The Embarkation of St Helena to the Holy Land
Jacopo Tintoretto·1555
Historical Context
Tintoretto's Embarkation of Saint Helena, painted in 1555 and now in the Victoria and Albert Museum, depicts the departure of the Empress Helena from a Venetian harbor for her legendary pilgrimage to Jerusalem around 326 AD — a subject that Tintoretto sets with characteristic anachronism in a contemporary Venetian maritime environment. The scene allows him to paint one of his distinctive crowd-on-quayside compositions: aristocratic figures in Byzantine imperial dress mixed with Venetian maritime workers, the rigging and sails of Venetian ships, and the architectural backdrop of a harbor that recalls the Arsenal or the Molo. Helena's pilgrimage, which recovered the True Cross and established Christianity's physical connection to its sacred sites in Palestine, was foundational to the Catholic relic tradition; Venice itself claimed to possess Helena's relics and several other major Holy Land objects, making the empress's legacy personally significant to Venetian religious culture. The V&A, holding this as part of its extraordinary collection of fine and decorative arts assembled since 1852, preserves it as one of the major Italian paintings in a collection more famous for its metalwork, textiles, and ceramics.
Technical Analysis
The harbor setting allows Tintoretto to display his skill with architectural perspective and maritime detail, elements he would have observed daily in Venice. Figures are distributed across foreground, middle ground, and distant ships, creating layered spatial recession. The palette features the blues and greens of the lagoon alongside the rich reds and golds of ceremonial costume, unified by the silvery atmospheric light of the Venetian waterfront.
Look Closer
- ◆Notice the harbor setting that transforms a Christian narrative into a Venetian maritime spectacle — ships, water, and quayside architecture filling the scene.

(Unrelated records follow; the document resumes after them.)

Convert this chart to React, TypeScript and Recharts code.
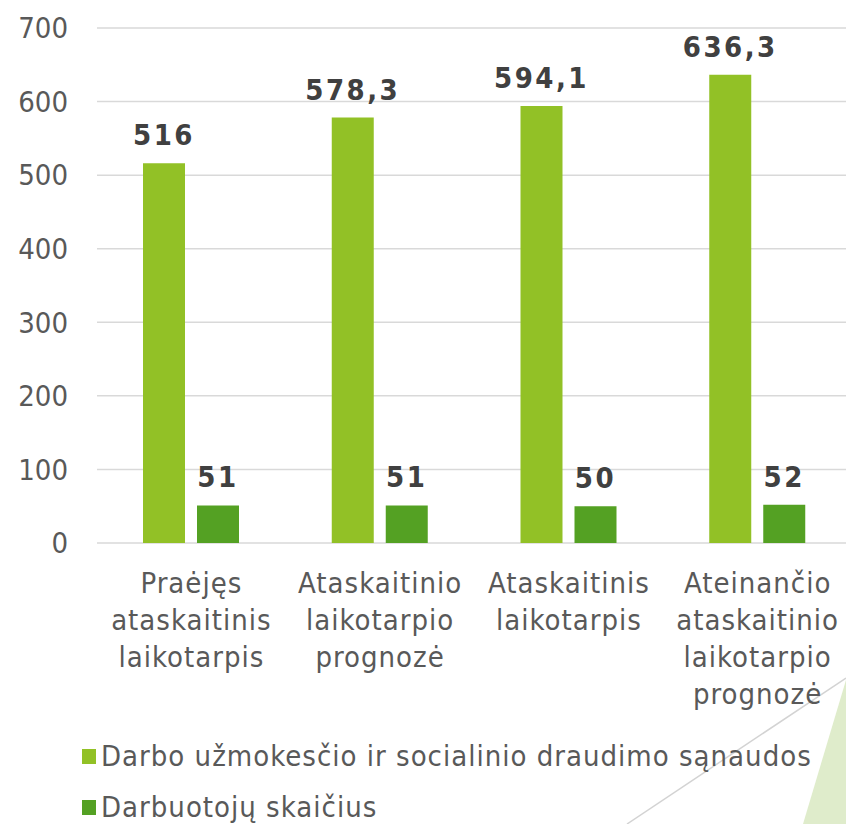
import { Bar, BarChart, CartesianGrid, LabelList, Legend, XAxis, YAxis } from "recharts";

const FONT = '"DejaVu Sans Condensed", "DejaVu Sans", sans-serif';
const LIGHT = "#92c126";
const DARK = "#54a123";
const TEXT = "#595959";

const categories = [
  ["Praėjęs", "ataskaitinis", "laikotarpis"],
  ["Ataskaitinio", "laikotarpio", "prognozė"],
  ["Ataskaitinis", "laikotarpis"],
  ["Ateinančio", "ataskaitinio", "laikotarpio", "prognozė"],
];
const costs = [516, 578.3, 594.1, 636.3];
const staff = [51, 51, 50, 52];
const yTicks = [0, 100, 200, 300, 400, 500, 600, 700];
const seriesNames = [
  "Darbo užmokesčio ir socialinio draudimo sąnaudos",
  "Darbuotojų skaičius",
];

const data = categories.map((lines, i) => ({
  name: lines.join(" "),
  costs: costs[i],
  staff: staff[i],
}));

const fmt = (v: unknown) => String(v).replace(".", ",");

const labelStyle = { fill: "#404040", fontSize: 29, fontWeight: 700, fontFamily: FONT, letterSpacing: 2.5 };

function CategoryTick({ x, y, payload }: { x?: number; y?: number; payload?: { index: number } }) {
  const lines = categories[payload?.index ?? 0];
  return (
    <text x={x} y={(y ?? 0) + 50} textAnchor="middle" fill={TEXT} fontSize={29} fontFamily={FONT} letterSpacing={1}>
      {lines.map((l, i) => (
        <tspan key={i} x={x} dy={i === 0 ? 0 : 37}>
          {l}
        </tspan>
      ))}
    </text>
  );
}

function ChartLegend() {
  const colors = [LIGHT, DARK];
  return (
    <div style={{ height: 90, position: "relative", fontFamily: FONT }}>
      {seriesNames.map((n, i) => (
        <div
          key={n}
          style={{
            position: "absolute",
            left: 82,
            top: 4 + i * 51,
            display: "flex",
            alignItems: "center",
            height: 36,
            color: TEXT,
            fontSize: 29,
            letterSpacing: 1,
            whiteSpace: "nowrap",
          }}
        >
          <span style={{ width: 14, height: 15, background: colors[i], marginRight: 5, display: "inline-block" }} />
          {n}
        </div>
      ))}
    </div>
  );
}

export default function App() {
  return (
    <div style={{ position: "absolute", left: 0, top: 0, width: 846, height: 824, overflow: "hidden", background: "#fff" }}>
      <svg width={846} height={824} style={{ position: "absolute", left: 0, top: 0 }}>
        <polygon points="846,680 803,824 846,824" fill="#dfeccb" />
        <line x1={846} y1={678} x2={627} y2={824} stroke="#d3d3d3" strokeWidth={1.5} />
      </svg>
      <div style={{ position: "absolute", left: 0, top: 0 }}>
        <BarChart
          width={852}
          height={824}
          data={data}
          margin={{ top: 28, right: 0, bottom: 0, left: 0 }}
          barSize={42}
          barGap={12}
        >
          <CartesianGrid vertical={false} stroke="#d9d9d9" strokeWidth={1.5} />
          <XAxis
            dataKey="name"
            axisLine={false}
            tickLine={false}
            tickSize={0}
            tickMargin={0}
            height={191}
            interval={0}
            tick={<CategoryTick />}
          />
          <YAxis
            domain={[0, 700]}
            ticks={yTicks}
            width={97}
            axisLine={false}
            tickLine={false}
            tickSize={0}
            tickMargin={29}
            tick={{ fill: TEXT, fontSize: 29, fontFamily: FONT }}
          />
          <Legend verticalAlign="bottom" align="left" content={<ChartLegend />} wrapperStyle={{ left: 0, width: 846 }} />
          <Bar dataKey="costs" name={seriesNames[0]} fill={LIGHT} isAnimationActive={false}>
            <LabelList dataKey="costs" position="top" offset={18} formatter={fmt} style={labelStyle} />
          </Bar>
          <Bar dataKey="staff" name={seriesNames[1]} fill={DARK} isAnimationActive={false}>
            <LabelList dataKey="staff" position="top" offset={18} formatter={fmt} style={labelStyle} />
          </Bar>
        </BarChart>
      </div>
    </div>
  );
}
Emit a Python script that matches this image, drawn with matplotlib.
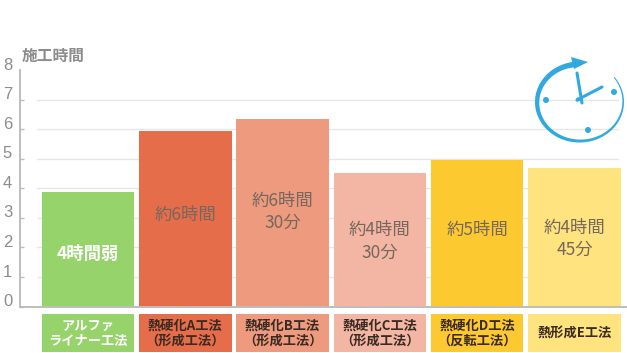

- ◆Look at Helena's ceremonial departure, with figures layered across foreground, middle ground, and distant vessels in deep spatial recession.
- ◆Observe the silvery atmospheric light of the Venetian waterfront suffusing the entire composition.
- ◆Find the rich reds and golds of ceremonial costume set against the blues and greens of the water — the Venetian colorist's characteristic contrast.